6.2. Future Research Directions

Current research on modeling energy transfer is showing positive directions for single hop and multihop energy transfer. There is the need to develop or improve existing simulation tools to support energy transfer.

Single Energy Transmitters. The possibility of single energy transmitters transferring energy to multiple receivers simultaneously with multihop energy transfer with minimum charge and discharge losses is still open for research. Current research proposes using multiple transmitters to simultaneously charge nodes in large networks. But due to problem of signal interference with multiple chargers, there is a limit to the number that could be used in a network. The possibility of using a single energy transmitter that continuously receives energy through energy transfer could be a huge solution if multihop energy transfer is explored.

Extending Recent Simulation and Emulation Tools. Current simulation and emulation tools on the market (both commercial and open source) lack the full capability to test and evaluate new energy harvesting and transfer applications and protocols in WSN. For example, the current simulators and emulators used for modeling WSN applications such as Network Simulator 3 (NS-3) [88], Castalia Simulator [85], EKHO [66], OMNeT++ [86], COOJA [87], and PASES [67] do not reflect the network behavior accurately. Most of these simulators do not include models for energy transfer which makes performance evaluation difficult. Network Simulator three (NS-3) was recently extended to include two energy harvesting models [68]. The first model (i.e., the basic energy harvester) uses a generic random variable to provide energy to the harvester. The second model recharges the energy source with datasets based on real values obtained from solar panel. Development of simulation and emulation environments that support all aspects of energy harvesting and transfer is still an open research and will be a valuable tool to evaluate the proposed energy transfer techniques.

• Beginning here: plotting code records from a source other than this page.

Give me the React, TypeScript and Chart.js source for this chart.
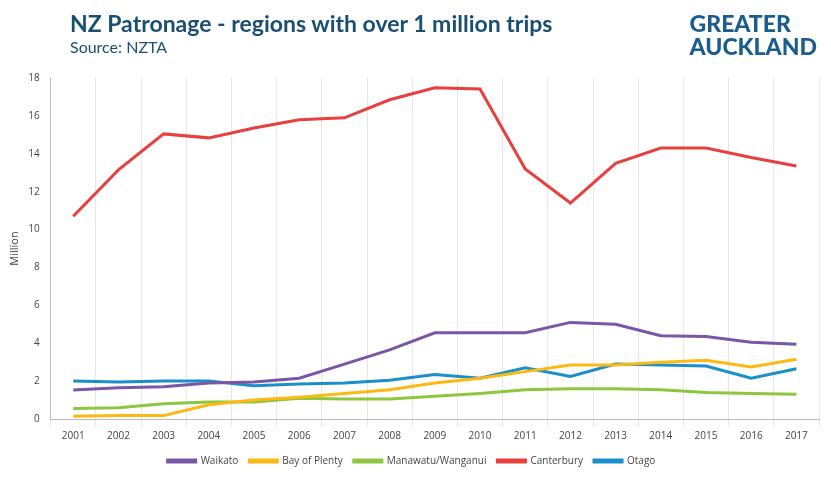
import React, { useEffect, useRef } from "react";
import { Chart, registerables } from "chart.js";
Chart.register(...registerables);

const years = ["2001","2002","2003","2004","2005","2006","2007","2008","2009","2010","2011","2012","2013","2014","2015","2016","2017"];
const waikato = [1.53,1.65,1.7,1.9,1.95,2.15,2.9,3.65,4.55,4.55,4.55,5.1,5.0,4.4,4.35,4.05,3.95];
const bayOfPlenty = [0.15,0.18,0.18,0.75,1.0,1.15,1.35,1.55,1.9,2.15,2.5,2.85,2.85,3.0,3.1,2.75,3.15];
const manawatu = [0.55,0.6,0.8,0.9,0.9,1.1,1.05,1.05,1.2,1.35,1.55,1.6,1.6,1.55,1.4,1.35,1.3];
const canterbury = [10.7,13.15,15.05,14.84,15.36,15.8,15.9,16.85,17.48,17.42,13.2,11.4,13.5,14.3,14.3,13.8,13.36];
const otago = [2.0,1.95,2.0,2.0,1.75,1.85,1.9,2.05,2.35,2.15,2.7,2.25,2.9,2.85,2.8,2.15,2.65];

export default function App() {
  const ref = useRef<HTMLCanvasElement>(null);
  useEffect(() => {
    document.body.style.margin = "0";
    const mk = (label: string, data: number[], color: string) => ({
      label, data, borderColor: color, backgroundColor: color, borderWidth: 3, pointRadius: 0, tension: 0,
    });
    const chart = new Chart(ref.current!, {
      type: "line",
      data: {
        labels: years,
        datasets: [
          mk("Waikato", waikato, "#7a56a6"),
          mk("Bay of Plenty", bayOfPlenty, "#fdb913"),
          mk("Manawatu/Wanganui", manawatu, "#8dc63f"),
          mk("Canterbury", canterbury, "#e8403f"),
          mk("Otago", otago, "#1a8fc9"),
        ],
      },
      options: {
        animation: false,
        responsive: false,
        layout: { padding: { top: 78, right: 12, left: 4, bottom: 4 } },
        plugins: {
          legend: {
            position: "bottom",
            labels: { boxWidth: 28, boxHeight: 2, font: { size: 10, family: "Open Sans" }, color: "#444", padding: 11 },
          },
          tooltip: { enabled: false },
        },
        scales: {
          x: {
            offset: true,
            grid: { offset: true, color: "#e6e6e6", drawTicks: true },
            border: { color: "#bbb" },
            ticks: { font: { size: 10, family: "Open Sans" }, color: "#444" },
          },
          y: {
            min: 0, max: 18,
            ticks: { stepSize: 2, font: { size: 10, family: "Open Sans" }, color: "#444" },
            grid: { display: false },
            border: { color: "#bbb" },
            title: { display: true, text: "Million", font: { size: 11, family: "Open Sans" }, color: "#444" },
          },
        },
      },
    });
    return () => chart.destroy();
  }, []);
  return (
    <div style={{ position: "relative", width: 831, height: 480, fontFamily: "Lato, 'Open Sans', sans-serif" }}>
      <canvas ref={ref} width={831} height={480} />
      <div style={{ position: "absolute", left: 70, top: 9, color: "#1b4f72", fontSize: 23, fontWeight: 700 }}>
        NZ Patronage - regions with over 1 million trips
      </div>
      <div style={{ position: "absolute", left: 70, top: 37, color: "#1b4f72", fontSize: 16 }}>Source: NZTA</div>
      <div style={{ position: "absolute", right: 14, top: 12, color: "#1b5d8c", fontSize: 23, fontWeight: 900, lineHeight: "23px", textAlign: "left" }}>
        <div>GREATER</div>
        <div>AUCKLAND</div>
      </div>
    </div>
  );
}
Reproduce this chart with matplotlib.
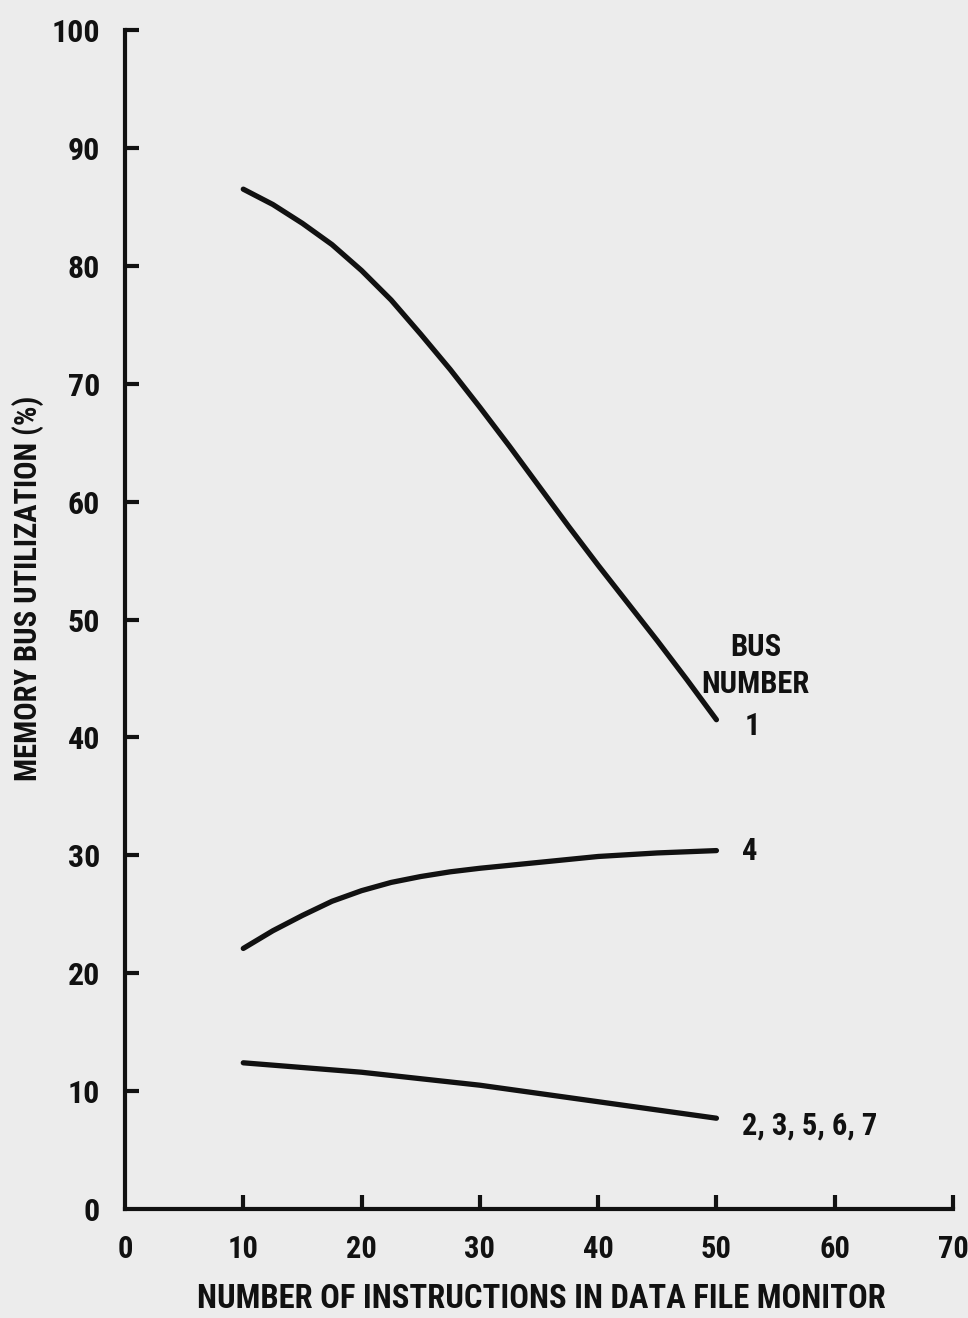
import matplotlib
matplotlib.use("Agg")
import matplotlib.pyplot as plt

# memory bus utilization (%) vs. number of instructions in the data file monitor
instr_1 = [10, 12.5, 15, 17.5, 20, 22.5, 25, 27.5, 30, 32.5, 35, 37.5, 40, 42.5, 45, 47.5, 50]
bus_1 = [86.5, 85.2, 83.6, 81.8, 79.6, 77.1, 74.2, 71.2, 68.0, 64.7, 61.3, 57.9, 54.6, 51.4, 48.2, 44.9, 41.5]

instr_4 = [10, 12.5, 15, 17.5, 20, 22.5, 25, 27.5, 30, 35, 40, 45, 50]
bus_4 = [22.1, 23.6, 24.9, 26.1, 27.0, 27.7, 28.2, 28.6, 28.9, 29.4, 29.9, 30.2, 30.4]

instr_other = [10, 20, 30, 40, 50]
bus_other = [12.4, 11.6, 10.5, 9.1, 7.7]

xticks = [0, 10, 20, 30, 40, 50, 60, 70]
yticks = [0, 10, 20, 30, 40, 50, 60, 70, 80, 90, 100]

ink = "#111111"
paper = "#ececec"
fam = ["Roboto Condensed", "DejaVu Sans"]

W, H = 968, 1318
fig = plt.figure(figsize=(W / 100, H / 100), dpi=100, facecolor=paper)
ax = fig.add_axes([125 / W, 1 - 1209 / H, (953 - 125) / W, (1209 - 30) / H])
ax.set_facecolor(paper)

for xs, ys in ((instr_1, bus_1), (instr_4, bus_4), (instr_other, bus_other)):
    ax.plot(xs, ys, color=ink, lw=3.8, solid_capstyle="round", solid_joinstyle="round")

ax.set_xlim(0, 70)
ax.set_ylim(0, 100)
for s in ("top", "right"):
    ax.spines[s].set_visible(False)
for s in ("left", "bottom"):
    ax.spines[s].set_linewidth(3)
    ax.spines[s].set_color(ink)
    ax.spines[s].set_capstyle("projecting")

ax.set_xticks(xticks)
ax.set_yticks(yticks)
ax.tick_params(direction="in", length=10, width=3, color=ink, labelcolor=ink)
ax.tick_params(axis="x", pad=18, labelsize=22)
ax.tick_params(axis="y", pad=18, labelsize=23)
# no tick marks at the origin, labels stay
ax.xaxis.get_major_ticks()[0].tick1line.set_visible(False)
ax.yaxis.get_major_ticks()[0].tick1line.set_visible(False)
for lab in ax.get_xticklabels() + ax.get_yticklabels():
    lab.set_family(fam)
    lab.set_weight("bold")

fig.text(541 / W, 1 - 1299 / H, "NUMBER OF INSTRUCTIONS IN DATA FILE MONITOR",
         ha="center", va="center", fontsize=23.5, fontweight="bold", family=fam, color=ink)
fig.text(28 / W, 1 - 588 / H, "MEMORY BUS UTILIZATION (%)", rotation=90,
         ha="center", va="center", fontsize=22, fontweight="bold", family=fam, color=ink)

txt = dict(fontsize=22, fontweight="bold", family=fam, color=ink)
ax.text(53.3, 46.9, "BUS", ha="center", va="baseline", **txt)
ax.text(53.3, 43.8, "NUMBER", ha="center", va="baseline", **txt)
ax.text(53.0, 41.0, "1", ha="center", va="center", **txt)
ax.text(52.8, 30.4, "4", ha="center", va="center", **txt)
ax.text(52.2, 7.1, "2, 3, 5, 6, 7", ha="left", va="center", **txt)

fig.savefig("out.png", dpi=100, facecolor=paper)
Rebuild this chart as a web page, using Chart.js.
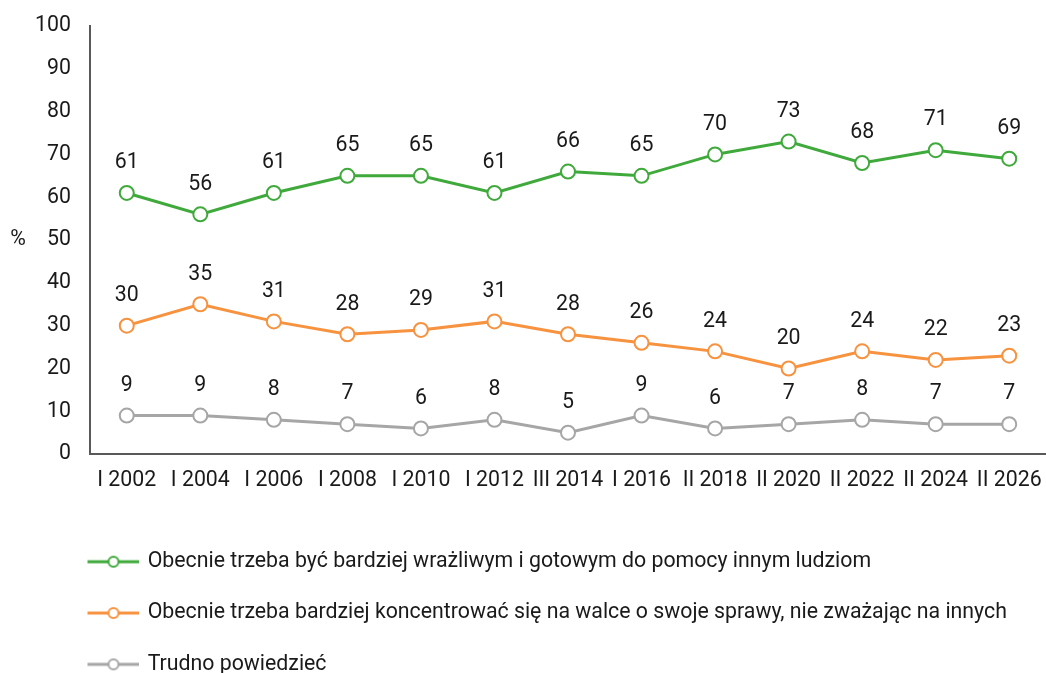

Experimental Demonstration of Multihop Energy Transfer. In WSN, the available energy harvested from the energy source may have practical implementation or simulation of multihop energy transfer that reduces the charge and discharge losses with better transfer efficiencies is still an open research. For charging nodes in an entire network, specialized devices such as mobile chargers or robots have been designed, where shortest path algorithms and optimal paths are developed for easy charging, but these specialized nodes increase the overall cost of energy transfer on test beds. The introduction of specialized nodes for energy harvesting and transfer called energy transmitters also increases the cost of implementation. Sensor nodes due to their usage and places of deployment are expected to be smaller in size; this becomes a challenge when antennas for energy transmission and reception must both be attached to ordinary nodes for receiving and transmitting energy. The need to design special nodes that could have contained both transmitter and receiver antennas on small sized nodes will enable the efficient implementation of energy transfer. There is also the need to develop optimal energy routing protocols to support multihop energy transfer that have the MAC and link layer support.

7. Conclusions

The role wireless sensor networks play in monitoring human activities in the last decade cannot be underestimated. Over the years, the introduction of energy management schemes that seek to prolong the lifetime of the sensor node and the overall network has been proposed, but the amount of energy required by the sensors to be operational all the time remains a challenge. In this paper, we have provided the trio energy management scheme that when fully implemented will keep the network alive forever. We first discussed the broad categorization of energy harvesting technologies and techniques and followed the discussion with the current energy transfer techniques and finally the approaches for conserving energy. Although there is an extensive work on each of these management schemes, there are still several other challenges that need to be addressed by the research community for effective implementation of the trio schemes.

Conflicts of Interest

The authors declare there are no conflicts of interest regarding this paper publication.